**Saved data entries**
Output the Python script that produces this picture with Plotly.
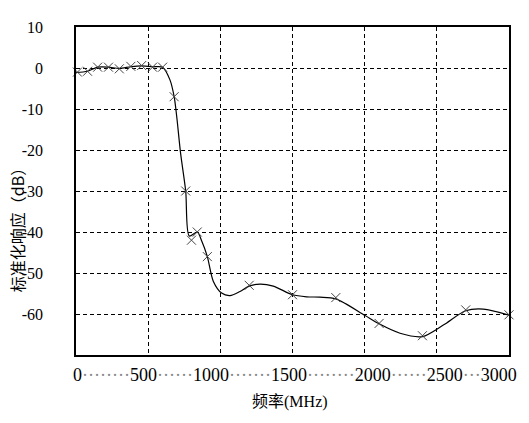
import plotly.graph_objects as go

# measured points (the x markers), frequency in MHz and response in dB
freq = [10, 80, 150, 225, 300, 380, 455, 530, 600, 680, 760, 800, 840, 910,
        1200, 1500, 1800, 2100, 2400, 2700, 3000]
resp = [-1.0, -0.8, 0.2, 0.2, -0.2, 0.4, 0.6, 0.2, 0.2, -7.0, -30.0, -42.0, -40.0, -46.0,
        -53.0, -55.3, -56.0, -62.3, -65.3, -59.0, -60.2]

# the smoothed curve
curve_f = [0, 80, 150, 225, 300, 380, 455, 530, 600, 651, 680, 698, 725, 760, 785, 840,
           871, 910, 951, 1009, 1067, 1136, 1200, 1275, 1367, 1500, 1598, 1690, 1800,
           2000, 2100, 2245, 2400, 2545, 2700, 2822, 3000]
curve_db = [-1.1, -0.8, 0.2, 0.2, -0.1, 0.3, 0.5, 0.3, 0.2, -2.9, -7.0, -11.9, -20.9, -30.0,
            -41.0, -40.0, -42.2, -46.0, -52.0, -54.9, -55.5, -54.5, -53.2, -52.7, -53.2,
            -55.3, -55.8, -55.9, -56.3, -60.3, -62.4, -64.7, -65.5, -62.7, -59.2, -58.8, -60.3]

y_ticks = [10, 0, -10, -20, -30, -40, -50, -60]
x_grid = [0, 500, 1000, 1500, 2000, 2500, 3000]

# the x labels in the source are one text line with dotted leaders
x_labels = ["0", "500", "1000", "1500", "2000", "2500", "3000"]
leader_dots = [8, 6, 7, 8, 6, 3]

serif = "Liberation Serif"
cjk = "Noto Sans CJK SC"

fig = go.Figure()

fig.add_trace(go.Scatter(
    x=curve_f, y=curve_db, mode="lines",
    line=dict(color="black", width=1.2, shape="spline", smoothing=0.8),
    showlegend=False, hoverinfo="skip"))

fig.add_trace(go.Scatter(
    x=freq, y=resp, mode="markers",
    marker=dict(symbol="x-thin", size=9, line=dict(color="#444", width=1)),
    cliponaxis=False, showlegend=False))

x_text = ""
for i, lab in enumerate(x_labels):
    x_text += lab
    if i < len(leader_dots):
        x_text += "<span style='color:#888'>" + "·" * leader_dots[i] + "</span>"

fig.add_annotation(text=x_text, xref="paper", yref="paper", x=0.505, y=-0.061,
                   xanchor="center", yanchor="middle", showarrow=False,
                   font=dict(family=serif, size=18, color="black"))

fig.add_annotation(text="频率<span style='font-family:Liberation Serif'>(MHz)</span>",
                   xref="paper", yref="paper", x=0.494, y=-0.137,
                   xanchor="center", yanchor="middle", showarrow=False,
                   font=dict(family=cjk, size=16, color="black"))

fig.add_annotation(text="标准化响应（dB）", textangle=-90,
                   xref="paper", yref="paper", x=-0.136, y=0.393,
                   xanchor="center", yanchor="middle", showarrow=False,
                   font=dict(family=cjk, size=16, color="black"))

fig.update_xaxes(range=[0, 3000], tickvals=x_grid, showticklabels=False,
                 showgrid=True, gridcolor="black", gridwidth=1, griddash="4px,3px",
                 showline=True, linecolor="black", linewidth=1.5, mirror=True,
                 zeroline=False, ticks="")
fig.update_yaxes(range=[-70, 10], tickvals=y_ticks, ticktext=[str(v) for v in y_ticks],
                 showgrid=True, gridcolor="black", gridwidth=1, griddash="4px,3px",
                 showline=True, linecolor="black", linewidth=1.5, mirror=True,
                 zeroline=False, ticks="", ticklabelstandoff=28,
                 tickfont=dict(family=serif, size=16, color="black"))

fig.update_layout(width=529, height=423, plot_bgcolor="white", paper_bgcolor="white",
                  margin=dict(l=76, r=20, t=27, b=68))

fig.write_html("out.html", config={"displayModeBar": False},
               post_script="document.body.style.margin='0';")
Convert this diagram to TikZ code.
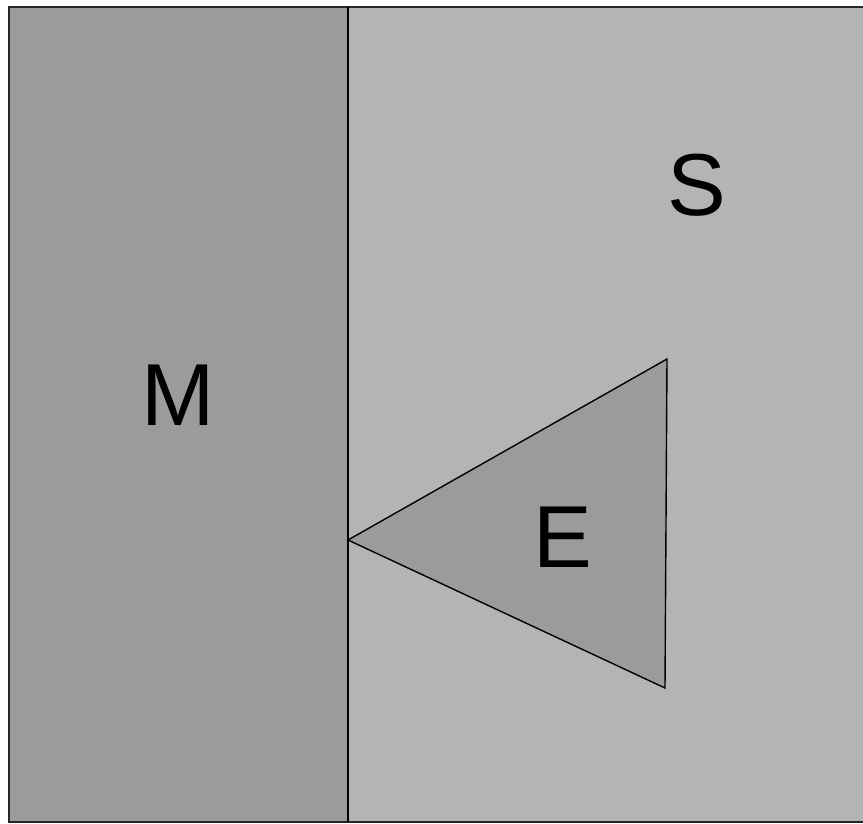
\documentclass[tikz,border=0pt]{standalone}
\usepackage{fontspec}
\setmainfont{Liberation Sans}
\definecolor{mgray}{HTML}{9B9B9B}
\definecolor{sgray}{HTML}{B4B4B4}
\begin{document}
\begin{tikzpicture}[x=1pt,y=-1pt,letter/.style={font=\fontsize{88}{88}\selectfont}]
                \useasboundingbox (0,0) rectangle (863,824);
                \coordinate (TL) at (9, 7);
                \coordinate (TM) at (348, 7);
                \coordinate (BM) at (348, 822);
                \coordinate (BR) at (866, 822);
                \coordinate (A) at (348, 540);
                \coordinate (B) at (667, 359);
                \coordinate (C) at (665, 688);

                \fill[sgray] (TM) rectangle (BR);
                \fill[mgray] (TL) rectangle (BM);
                \draw[line width=2pt,black!85] (BM) -| (TL) -- (866,7);
                \draw[line width=2pt,black!85] (BM) -- (BR);
                \draw[line width=1.4pt] (TM) -- (BM);
                \draw[line width=1.4pt,fill=mgray,line join=miter] (A) -- (B) -- (C) -- cycle;

                \node[letter] (M) at (178, 395.5) {M};
                \node[letter] (S) at (697, 185) {S};
                \node[letter] (E) at (563, 537.5) {E};
            \end{tikzpicture}
\end{document}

**REQUIRED WORK**
Restate the records above in full, word for word. Keep pictures out.

**TASK RESPONSE**
Output the Python script that produces this picture with Plotly.
import plotly.graph_objects as go

# measured points (the x markers), frequency in MHz and response in dB
freq = [10, 80, 150, 225, 300, 380, 455, 530, 600, 680, 760, 800, 840, 910,
        1200, 1500, 1800, 2100, 2400, 2700, 3000]
resp = [-1.0, -0.8, 0.2, 0.2, -0.2, 0.4, 0.6, 0.2, 0.2, -7.0, -30.0, -42.0, -40.0, -46.0,
        -53.0, -55.3, -56.0, -62.3, -65.3, -59.0, -60.2]

# the smoothed curve
curve_f = [0, 80, 150, 225, 300, 380, 455, 530, 600, 651, 680, 698, 725, 760, 785, 840,
           871, 910, 951, 1009, 1067, 1136, 1200, 1275, 1367, 1500, 1598, 1690, 1800,
           2000, 2100, 2245, 2400, 2545, 2700, 2822, 3000]
curve_db = [-1.1, -0.8, 0.2, 0.2, -0.1, 0.3, 0.5, 0.3, 0.2, -2.9, -7.0, -11.9, -20.9, -30.0,
            -41.0, -40.0, -42.2, -46.0, -52.0, -54.9, -55.5, -54.5, -53.2, -52.7, -53.2,
            -55.3, -55.8, -55.9, -56.3, -60.3, -62.4, -64.7, -65.5, -62.7, -59.2, -58.8, -60.3]

y_ticks = [10, 0, -10, -20, -30, -40, -50, -60]
x_grid = [0, 500, 1000, 1500, 2000, 2500, 3000]

# the x labels in the source are one text line with dotted leaders
x_labels = ["0", "500", "1000", "1500", "2000", "2500", "3000"]
leader_dots = [8, 6, 7, 8, 6, 3]

serif = "Liberation Serif"
cjk = "Noto Sans CJK SC"

fig = go.Figure()

fig.add_trace(go.Scatter(
    x=curve_f, y=curve_db, mode="lines",
    line=dict(color="black", width=1.2, shape="spline", smoothing=0.8),
    showlegend=False, hoverinfo="skip"))

fig.add_trace(go.Scatter(
    x=freq, y=resp, mode="markers",
    marker=dict(symbol="x-thin", size=9, line=dict(color="#444", width=1)),
    cliponaxis=False, showlegend=False))

x_text = ""
for i, lab in enumerate(x_labels):
    x_text += lab
    if i < len(leader_dots):
        x_text += "<span style='color:#888'>" + "·" * leader_dots[i] + "</span>"

fig.add_annotation(text=x_text, xref="paper", yref="paper", x=0.505, y=-0.061,
                   xanchor="center", yanchor="middle", showarrow=False,
                   font=dict(family=serif, size=18, color="black"))

fig.add_annotation(text="频率<span style='font-family:Liberation Serif'>(MHz)</span>",
                   xref="paper", yref="paper", x=0.494, y=-0.137,
                   xanchor="center", yanchor="middle", showarrow=False,
                   font=dict(family=cjk, size=16, color="black"))

fig.add_annotation(text="标准化响应（dB）", textangle=-90,
                   xref="paper", yref="paper", x=-0.136, y=0.393,
                   xanchor="center", yanchor="middle", showarrow=False,
                   font=dict(family=cjk, size=16, color="black"))

fig.update_xaxes(range=[0, 3000], tickvals=x_grid, showticklabels=False,
                 showgrid=True, gridcolor="black", gridwidth=1, griddash="4px,3px",
                 showline=True, linecolor="black", linewidth=1.5, mirror=True,
                 zeroline=False, ticks="")
fig.update_yaxes(range=[-70, 10], tickvals=y_ticks, ticktext=[str(v) for v in y_ticks],
                 showgrid=True, gridcolor="black", gridwidth=1, griddash="4px,3px",
                 showline=True, linecolor="black", linewidth=1.5, mirror=True,
                 zeroline=False, ticks="", ticklabelstandoff=28,
                 tickfont=dict(family=serif, size=16, color="black"))

fig.update_layout(width=529, height=423, plot_bgcolor="white", paper_bgcolor="white",
                  margin=dict(l=76, r=20, t=27, b=68))

fig.write_html("out.html", config={"displayModeBar": False},
               post_script="document.body.style.margin='0';")
Convert this diagram to TikZ code.
\documentclass[tikz,border=0pt]{standalone}
\usepackage{fontspec}
\setmainfont{Liberation Sans}
\definecolor{mgray}{HTML}{9B9B9B}
\definecolor{sgray}{HTML}{B4B4B4}
\begin{document}
\begin{tikzpicture}[x=1pt,y=-1pt,letter/.style={font=\fontsize{88}{88}\selectfont}]
                \useasboundingbox (0,0) rectangle (863,824);
                \coordinate (TL) at (9, 7);
                \coordinate (TM) at (348, 7);
                \coordinate (BM) at (348, 822);
                \coordinate (BR) at (866, 822);
                \coordinate (A) at (348, 540);
                \coordinate (B) at (667, 359);
                \coordinate (C) at (665, 688);

                \fill[sgray] (TM) rectangle (BR);
                \fill[mgray] (TL) rectangle (BM);
                \draw[line width=2pt,black!85] (BM) -| (TL) -- (866,7);
                \draw[line width=2pt,black!85] (BM) -- (BR);
                \draw[line width=1.4pt] (TM) -- (BM);
                \draw[line width=1.4pt,fill=mgray,line join=miter] (A) -- (B) -- (C) -- cycle;

                \node[letter] (M) at (178, 395.5) {M};
                \node[letter] (S) at (697, 185) {S};
                \node[letter] (E) at (563, 537.5) {E};
            \end{tikzpicture}
\end{document}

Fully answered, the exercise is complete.